The listing below is to be output in its exact form.

**Information shown:**
'''
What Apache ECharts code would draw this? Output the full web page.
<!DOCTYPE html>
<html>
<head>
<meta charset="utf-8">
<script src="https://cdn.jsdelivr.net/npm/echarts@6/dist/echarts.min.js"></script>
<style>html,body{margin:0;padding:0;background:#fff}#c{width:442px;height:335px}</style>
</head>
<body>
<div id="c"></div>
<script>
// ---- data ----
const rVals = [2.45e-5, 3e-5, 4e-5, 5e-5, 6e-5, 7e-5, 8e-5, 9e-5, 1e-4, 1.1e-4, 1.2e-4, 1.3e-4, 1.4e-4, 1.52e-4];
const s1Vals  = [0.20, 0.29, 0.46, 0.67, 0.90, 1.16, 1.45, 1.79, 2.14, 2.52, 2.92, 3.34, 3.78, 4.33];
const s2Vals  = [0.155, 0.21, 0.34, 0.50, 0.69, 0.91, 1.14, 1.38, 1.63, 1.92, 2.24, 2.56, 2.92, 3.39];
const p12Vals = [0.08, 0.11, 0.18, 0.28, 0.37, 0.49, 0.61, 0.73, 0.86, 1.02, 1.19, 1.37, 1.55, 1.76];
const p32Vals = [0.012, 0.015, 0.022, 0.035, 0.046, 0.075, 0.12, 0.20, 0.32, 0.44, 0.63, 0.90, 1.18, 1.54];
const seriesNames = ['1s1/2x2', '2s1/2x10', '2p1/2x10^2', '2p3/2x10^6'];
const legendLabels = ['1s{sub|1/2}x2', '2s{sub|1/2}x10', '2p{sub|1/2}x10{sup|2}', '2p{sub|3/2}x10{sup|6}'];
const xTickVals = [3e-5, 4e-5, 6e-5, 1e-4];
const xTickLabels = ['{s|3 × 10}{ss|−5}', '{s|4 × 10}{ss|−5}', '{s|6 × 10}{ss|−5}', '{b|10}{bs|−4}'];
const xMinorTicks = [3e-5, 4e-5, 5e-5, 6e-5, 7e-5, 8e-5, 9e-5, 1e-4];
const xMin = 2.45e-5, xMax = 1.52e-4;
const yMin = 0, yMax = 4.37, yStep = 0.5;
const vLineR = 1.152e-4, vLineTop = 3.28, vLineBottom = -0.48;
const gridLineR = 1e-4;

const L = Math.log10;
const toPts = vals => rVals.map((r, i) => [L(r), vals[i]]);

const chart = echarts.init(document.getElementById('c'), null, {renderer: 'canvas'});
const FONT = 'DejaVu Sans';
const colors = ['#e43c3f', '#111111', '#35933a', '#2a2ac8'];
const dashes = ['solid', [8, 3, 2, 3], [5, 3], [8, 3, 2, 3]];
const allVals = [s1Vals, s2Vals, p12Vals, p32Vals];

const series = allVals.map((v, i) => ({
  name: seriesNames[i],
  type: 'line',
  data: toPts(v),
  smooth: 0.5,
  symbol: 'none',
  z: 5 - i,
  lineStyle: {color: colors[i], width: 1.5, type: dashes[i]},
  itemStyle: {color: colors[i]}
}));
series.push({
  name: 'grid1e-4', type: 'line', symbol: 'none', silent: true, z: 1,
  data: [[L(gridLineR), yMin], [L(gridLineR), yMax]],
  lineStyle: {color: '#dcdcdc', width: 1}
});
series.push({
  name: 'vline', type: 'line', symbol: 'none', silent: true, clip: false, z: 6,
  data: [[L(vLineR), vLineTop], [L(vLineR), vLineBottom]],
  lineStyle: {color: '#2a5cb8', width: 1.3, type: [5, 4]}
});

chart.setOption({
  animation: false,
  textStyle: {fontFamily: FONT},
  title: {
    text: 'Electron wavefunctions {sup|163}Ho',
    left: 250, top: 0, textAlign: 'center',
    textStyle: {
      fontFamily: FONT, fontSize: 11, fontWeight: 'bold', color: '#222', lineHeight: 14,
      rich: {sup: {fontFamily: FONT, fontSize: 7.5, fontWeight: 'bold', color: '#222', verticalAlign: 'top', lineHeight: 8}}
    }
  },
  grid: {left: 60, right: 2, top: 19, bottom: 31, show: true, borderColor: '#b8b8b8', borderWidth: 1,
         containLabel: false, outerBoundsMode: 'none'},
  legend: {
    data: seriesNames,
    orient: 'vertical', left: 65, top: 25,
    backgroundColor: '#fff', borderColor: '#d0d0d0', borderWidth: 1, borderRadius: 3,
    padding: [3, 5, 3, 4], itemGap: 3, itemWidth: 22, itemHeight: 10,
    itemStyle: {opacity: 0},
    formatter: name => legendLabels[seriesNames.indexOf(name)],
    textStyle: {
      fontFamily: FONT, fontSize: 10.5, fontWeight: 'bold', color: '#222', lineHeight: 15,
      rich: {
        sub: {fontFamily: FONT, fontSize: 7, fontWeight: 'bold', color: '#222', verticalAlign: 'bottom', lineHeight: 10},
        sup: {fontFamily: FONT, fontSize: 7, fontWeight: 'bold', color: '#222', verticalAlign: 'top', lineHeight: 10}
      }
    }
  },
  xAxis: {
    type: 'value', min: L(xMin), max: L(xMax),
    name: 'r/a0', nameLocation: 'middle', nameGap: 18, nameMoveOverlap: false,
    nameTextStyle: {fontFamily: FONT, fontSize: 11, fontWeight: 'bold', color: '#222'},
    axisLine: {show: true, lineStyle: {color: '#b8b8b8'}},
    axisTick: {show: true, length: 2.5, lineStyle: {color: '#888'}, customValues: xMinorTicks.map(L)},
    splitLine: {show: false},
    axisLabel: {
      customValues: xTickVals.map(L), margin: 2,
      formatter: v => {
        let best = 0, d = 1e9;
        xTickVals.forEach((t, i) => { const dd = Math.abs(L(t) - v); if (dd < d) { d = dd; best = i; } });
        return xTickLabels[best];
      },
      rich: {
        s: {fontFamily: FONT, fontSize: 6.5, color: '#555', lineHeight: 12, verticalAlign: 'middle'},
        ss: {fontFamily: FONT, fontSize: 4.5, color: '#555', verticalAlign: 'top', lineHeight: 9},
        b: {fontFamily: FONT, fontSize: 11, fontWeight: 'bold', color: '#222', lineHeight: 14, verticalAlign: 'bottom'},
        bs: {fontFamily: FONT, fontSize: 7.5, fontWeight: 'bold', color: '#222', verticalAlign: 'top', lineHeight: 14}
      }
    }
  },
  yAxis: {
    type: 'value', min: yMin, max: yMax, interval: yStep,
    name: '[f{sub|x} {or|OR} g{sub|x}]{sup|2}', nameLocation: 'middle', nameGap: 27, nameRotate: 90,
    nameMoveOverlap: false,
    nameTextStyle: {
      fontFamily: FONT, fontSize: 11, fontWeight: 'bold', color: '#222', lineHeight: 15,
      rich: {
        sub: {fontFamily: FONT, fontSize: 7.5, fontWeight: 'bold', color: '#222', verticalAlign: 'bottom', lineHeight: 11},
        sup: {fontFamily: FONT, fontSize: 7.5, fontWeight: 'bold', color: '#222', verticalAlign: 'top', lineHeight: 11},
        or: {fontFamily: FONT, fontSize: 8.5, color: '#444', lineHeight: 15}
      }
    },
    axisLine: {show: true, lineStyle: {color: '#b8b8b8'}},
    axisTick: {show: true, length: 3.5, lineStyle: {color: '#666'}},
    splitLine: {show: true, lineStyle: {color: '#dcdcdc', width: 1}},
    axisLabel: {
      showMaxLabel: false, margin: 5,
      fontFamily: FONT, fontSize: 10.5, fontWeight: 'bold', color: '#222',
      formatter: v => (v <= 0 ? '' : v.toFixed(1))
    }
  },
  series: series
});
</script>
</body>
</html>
'''
**The solution:**
What Apache ECharts code would draw this? Output the full web page.
<!DOCTYPE html>
<html>
<head>
<meta charset="utf-8">
<script src="https://cdn.jsdelivr.net/npm/echarts@6/dist/echarts.min.js"></script>
<style>html,body{margin:0;padding:0;background:#fff}#c{width:442px;height:335px}</style>
</head>
<body>
<div id="c"></div>
<script>
// ---- data ----
const rVals = [2.45e-5, 3e-5, 4e-5, 5e-5, 6e-5, 7e-5, 8e-5, 9e-5, 1e-4, 1.1e-4, 1.2e-4, 1.3e-4, 1.4e-4, 1.52e-4];
const s1Vals  = [0.20, 0.29, 0.46, 0.67, 0.90, 1.16, 1.45, 1.79, 2.14, 2.52, 2.92, 3.34, 3.78, 4.33];
const s2Vals  = [0.155, 0.21, 0.34, 0.50, 0.69, 0.91, 1.14, 1.38, 1.63, 1.92, 2.24, 2.56, 2.92, 3.39];
const p12Vals = [0.08, 0.11, 0.18, 0.28, 0.37, 0.49, 0.61, 0.73, 0.86, 1.02, 1.19, 1.37, 1.55, 1.76];
const p32Vals = [0.012, 0.015, 0.022, 0.035, 0.046, 0.075, 0.12, 0.20, 0.32, 0.44, 0.63, 0.90, 1.18, 1.54];
const seriesNames = ['1s1/2x2', '2s1/2x10', '2p1/2x10^2', '2p3/2x10^6'];
const legendLabels = ['1s{sub|1/2}x2', '2s{sub|1/2}x10', '2p{sub|1/2}x10{sup|2}', '2p{sub|3/2}x10{sup|6}'];
const xTickVals = [3e-5, 4e-5, 6e-5, 1e-4];
const xTickLabels = ['{s|3 × 10}{ss|−5}', '{s|4 × 10}{ss|−5}', '{s|6 × 10}{ss|−5}', '{b|10}{bs|−4}'];
const xMinorTicks = [3e-5, 4e-5, 5e-5, 6e-5, 7e-5, 8e-5, 9e-5, 1e-4];
const xMin = 2.45e-5, xMax = 1.52e-4;
const yMin = 0, yMax = 4.37, yStep = 0.5;
const vLineR = 1.152e-4, vLineTop = 3.28, vLineBottom = -0.48;
const gridLineR = 1e-4;

const L = Math.log10;
const toPts = vals => rVals.map((r, i) => [L(r), vals[i]]);

const chart = echarts.init(document.getElementById('c'), null, {renderer: 'canvas'});
const FONT = 'DejaVu Sans';
const colors = ['#e43c3f', '#111111', '#35933a', '#2a2ac8'];
const dashes = ['solid', [8, 3, 2, 3], [5, 3], [8, 3, 2, 3]];
const allVals = [s1Vals, s2Vals, p12Vals, p32Vals];

const series = allVals.map((v, i) => ({
  name: seriesNames[i],
  type: 'line',
  data: toPts(v),
  smooth: 0.5,
  symbol: 'none',
  z: 5 - i,
  lineStyle: {color: colors[i], width: 1.5, type: dashes[i]},
  itemStyle: {color: colors[i]}
}));
series.push({
  name: 'grid1e-4', type: 'line', symbol: 'none', silent: true, z: 1,
  data: [[L(gridLineR), yMin], [L(gridLineR), yMax]],
  lineStyle: {color: '#dcdcdc', width: 1}
});
series.push({
  name: 'vline', type: 'line', symbol: 'none', silent: true, clip: false, z: 6,
  data: [[L(vLineR), vLineTop], [L(vLineR), vLineBottom]],
  lineStyle: {color: '#2a5cb8', width: 1.3, type: [5, 4]}
});

chart.setOption({
  animation: false,
  textStyle: {fontFamily: FONT},
  title: {
    text: 'Electron wavefunctions {sup|163}Ho',
    left: 250, top: 0, textAlign: 'center',
    textStyle: {
      fontFamily: FONT, fontSize: 11, fontWeight: 'bold', color: '#222', lineHeight: 14,
      rich: {sup: {fontFamily: FONT, fontSize: 7.5, fontWeight: 'bold', color: '#222', verticalAlign: 'top', lineHeight: 8}}
    }
  },
  grid: {left: 60, right: 2, top: 19, bottom: 31, show: true, borderColor: '#b8b8b8', borderWidth: 1,
         containLabel: false, outerBoundsMode: 'none'},
  legend: {
    data: seriesNames,
    orient: 'vertical', left: 65, top: 25,
    backgroundColor: '#fff', borderColor: '#d0d0d0', borderWidth: 1, borderRadius: 3,
    padding: [3, 5, 3, 4], itemGap: 3, itemWidth: 22, itemHeight: 10,
    itemStyle: {opacity: 0},
    formatter: name => legendLabels[seriesNames.indexOf(name)],
    textStyle: {
      fontFamily: FONT, fontSize: 10.5, fontWeight: 'bold', color: '#222', lineHeight: 15,
      rich: {
        sub: {fontFamily: FONT, fontSize: 7, fontWeight: 'bold', color: '#222', verticalAlign: 'bottom', lineHeight: 10},
        sup: {fontFamily: FONT, fontSize: 7, fontWeight: 'bold', color: '#222', verticalAlign: 'top', lineHeight: 10}
      }
    }
  },
  xAxis: {
    type: 'value', min: L(xMin), max: L(xMax),
    name: 'r/a0', nameLocation: 'middle', nameGap: 18, nameMoveOverlap: false,
    nameTextStyle: {fontFamily: FONT, fontSize: 11, fontWeight: 'bold', color: '#222'},
    axisLine: {show: true, lineStyle: {color: '#b8b8b8'}},
    axisTick: {show: true, length: 2.5, lineStyle: {color: '#888'}, customValues: xMinorTicks.map(L)},
    splitLine: {show: false},
    axisLabel: {
      customValues: xTickVals.map(L), margin: 2,
      formatter: v => {
        let best = 0, d = 1e9;
        xTickVals.forEach((t, i) => { const dd = Math.abs(L(t) - v); if (dd < d) { d = dd; best = i; } });
        return xTickLabels[best];
      },
      rich: {
        s: {fontFamily: FONT, fontSize: 6.5, color: '#555', lineHeight: 12, verticalAlign: 'middle'},
        ss: {fontFamily: FONT, fontSize: 4.5, color: '#555', verticalAlign: 'top', lineHeight: 9},
        b: {fontFamily: FONT, fontSize: 11, fontWeight: 'bold', color: '#222', lineHeight: 14, verticalAlign: 'bottom'},
        bs: {fontFamily: FONT, fontSize: 7.5, fontWeight: 'bold', color: '#222', verticalAlign: 'top', lineHeight: 14}
      }
    }
  },
  yAxis: {
    type: 'value', min: yMin, max: yMax, interval: yStep,
    name: '[f{sub|x} {or|OR} g{sub|x}]{sup|2}', nameLocation: 'middle', nameGap: 27, nameRotate: 90,
    nameMoveOverlap: false,
    nameTextStyle: {
      fontFamily: FONT, fontSize: 11, fontWeight: 'bold', color: '#222', lineHeight: 15,
      rich: {
        sub: {fontFamily: FONT, fontSize: 7.5, fontWeight: 'bold', color: '#222', verticalAlign: 'bottom', lineHeight: 11},
        sup: {fontFamily: FONT, fontSize: 7.5, fontWeight: 'bold', color: '#222', verticalAlign: 'top', lineHeight: 11},
        or: {fontFamily: FONT, fontSize: 8.5, color: '#444', lineHeight: 15}
      }
    },
    axisLine: {show: true, lineStyle: {color: '#b8b8b8'}},
    axisTick: {show: true, length: 3.5, lineStyle: {color: '#666'}},
    splitLine: {show: true, lineStyle: {color: '#dcdcdc', width: 1}},
    axisLabel: {
      showMaxLabel: false, margin: 5,
      fontFamily: FONT, fontSize: 10.5, fontWeight: 'bold', color: '#222',
      formatter: v => (v <= 0 ? '' : v.toFixed(1))
    }
  },
  series: series
});
</script>
</body>
</html>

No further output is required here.